Dass die Genesung lange dauern kann, gilt auch für andere Infektionen. Das RKI schreibt dazu unter Bezug auf Covid-19: „Bei?Infektionen mit Pneumonien werden grundsätzlich längere Genesungszeiten beobachtet, und sie sind prinzipiell nicht ungewöhnlich.“ Auch gewisse Gesundheitsrisiken bleiben: So kann beispielsweise selbst zehn Jahre nach einer Lungenentzündung die Wahrscheinlichkeit für eine Herz-Kreislauferkrankung immer noch erhöht sein.

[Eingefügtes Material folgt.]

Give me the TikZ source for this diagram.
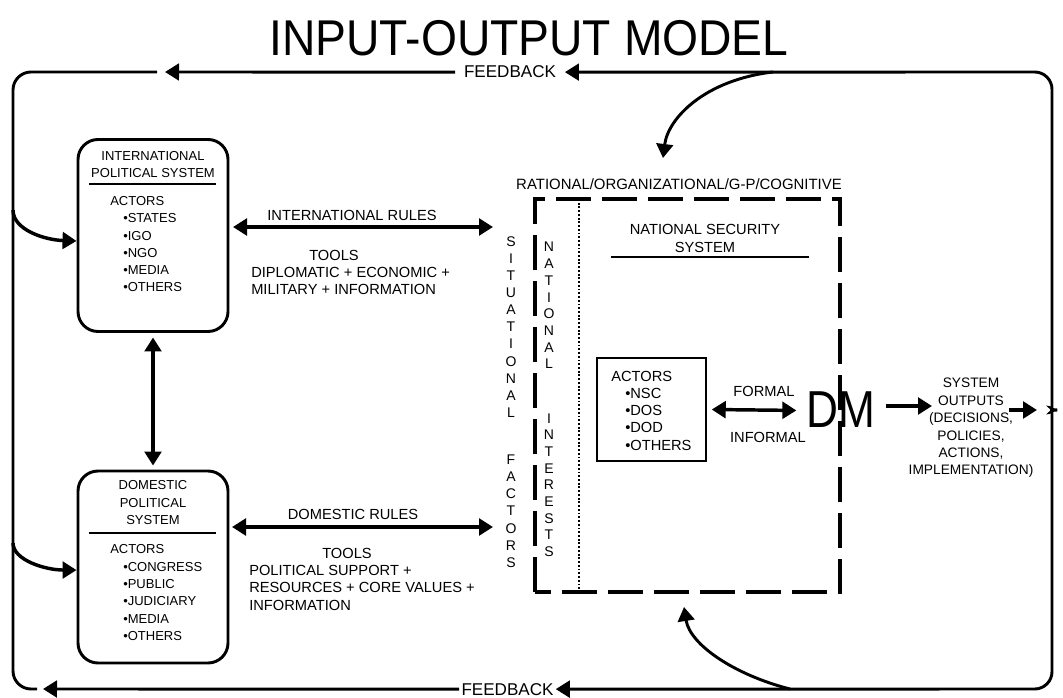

Zu den kognitiven Spätfolgen der Influenza wiederum haben erstmals zwei Wissenschaftlerinnen der Technischen Universität Braunschweig geforscht. „Wer schon einmal die Grippe hatte, weiß, wie sehr das Denkvermögen im akuten Stadium leidet,“ schreibt das beteiligte Helmholtz Zentrum für Infektionsforschung.

Was aber geschieht danach? In der Untersuchung mit Testmäusen zeigten Kristin Michaelsen-Preusse und Shirin Hosseini, dass auch noch 30 Tage nach der Infektion mit Influenza-Erregern Defizite „bei Lern- und Gedächtnisaufgaben sowie strukturelle Veränderungen an Nervenzellen im Gehirn“ zu beobachten sind. Erst nach 120 Tagen waren „keine Veränderungen mehr messbar“.

Kein Schwarz oder Weiß

Wie komplex die Frage nach Art und Häufigkeit der Spätfolgen von Covid-19 im Moment ist, darauf verweist das Robert Koch-Institut: „Aufgrund der Neuartigkeit des Krankheitsbildes Covid-19 und den sehr unterschiedlichen klinischen Präsentationen existiert bis jetzt keine einheitliche Definition für den Begriff der Langzeitfolgen.“

Erschwert werden zuverlässige Aussagen auch dadurch, dass von komplizierten Covid-19-Verläufen häufig vorerkrankte Patienten betroffen sind. Daher könnte zumindest ein Teil der Langzeitsymptome auch mit der fortschreitenden Grunderkrankung zusammenhängen.

Kein Schwarz oder Weiß also. Das mag in der öffentlichen Debatte um Spätfolgen verunsichern und auch zu voreiligen, undifferenzierten Schlüssen verleiten. Am derzeitigen Ziel jedoch können die noch offenen Fragen nichts ändern: Es gehe nicht nur darum, sich wegen der Zunahme der Covid-Sterbefälle zu sorgen, sagt Epidemiologe Tim Spector vom King's College. Sondern auch darum, an all jene zu denken, „die von Long Covid betroffen sein werden, falls wir die Pandemie nicht bald unter Kontrolle bekommen“.

2,3 Prozent von mehr als 4000 Covid­Betroffenen, die ihr gesundheitliches Befinden protokollierten, hatten länger als 12 Wochen gesundheitliche Beschwerden.